House Bill 2804 was passed in the 84th legislative session in 2015, and requires that the accountability system be changed from Met Standard/Not Met Standard to assign A-F ratings for schools and districts in 2018. These ratings will be based primarily on our state standardized test scores. Preliminary and incomplete “what if” ratings are scheduled to be shared in January, with official ratings to be determined in the fall of 2018.

Reducing the measures of a school or district to a single letter grade relies on complicated rules and calculations where no one will really understand what it means or how grades were assigned. The “rules” used to arrive at the A-F ratings are unknown and won’t be known until spring of 2018.

The majority of grades assigned by the A-F rating system will be based on students’ scores on the STAAR, a standardized test viewed as unreliable for accurately measuring student learning. An overwhelming majority of Texans recently surveyed by the State Board of Education have said they do not want standardized test scores to serve as the primary basis for the Texas school accountability system.

Districts across the state are opposed to this type of rating system, and believe, as do we, that a single letter grade will not accurately reflect the vast educational experiences we offer our students. Placing a label on a school will undoubtably establish unfair comparisons and assumptions that are not fair to our teachers or our students.

Additionally, grading a school fails to offer our public useful or accurate information about our schools. While we embrace and appreciate accountability, our concern is that a single letter is not the right system to communicate to our community how our schools are preparing our students for their future.

The A-F system lacks the letter “E”, which exemplifies Explanation, Evidence, Equity, and Equality. All districts are unique and are not created equal; therefore, a simple letter grade based on a complicated system is not transparent nor does it allow for differences in student populations. It is very likely that grades in an A-F system will align with wealth or poverty; therefore, resulting in a negative impact on children. Additionally, students who excel in programs such as athletics and fine arts are not considered in this rating system.

Based on research and information presented, the practice of rating schools and districts with A-F letter grades is a policy that fails every reason put forth for having the system. It is neither simple or transparent and misrepresents a large portion of what happens in schools.
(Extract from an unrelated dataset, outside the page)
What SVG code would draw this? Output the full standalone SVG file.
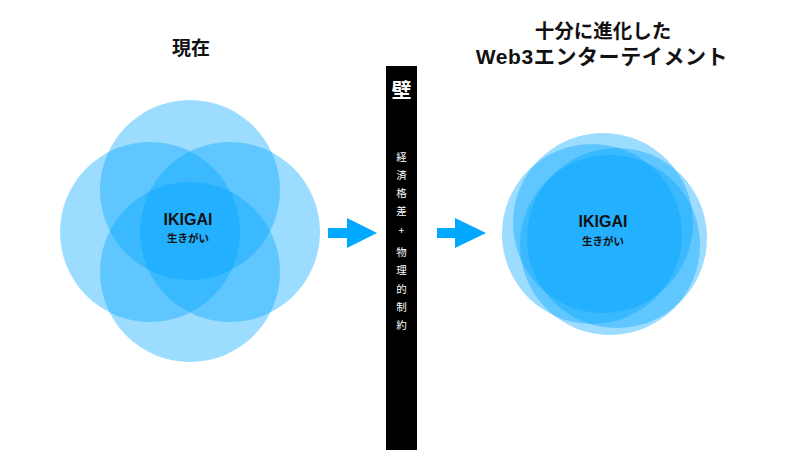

A-F ratings will do more harm than good, will create confusion among all stakeholders, and fail to offer the public accurate representation about their schools.

Educators would like to offer an alternative to the A-F rating system such as the development of a community-based accountability system that empowers districts to design their own systems of assessment and accountability that, while meeting general state standards, allows innovation and customization to match the needs and interests of our students and community.

Patti Hanssard is the assistant superintendent for human resources and the public relations officer for SFISD.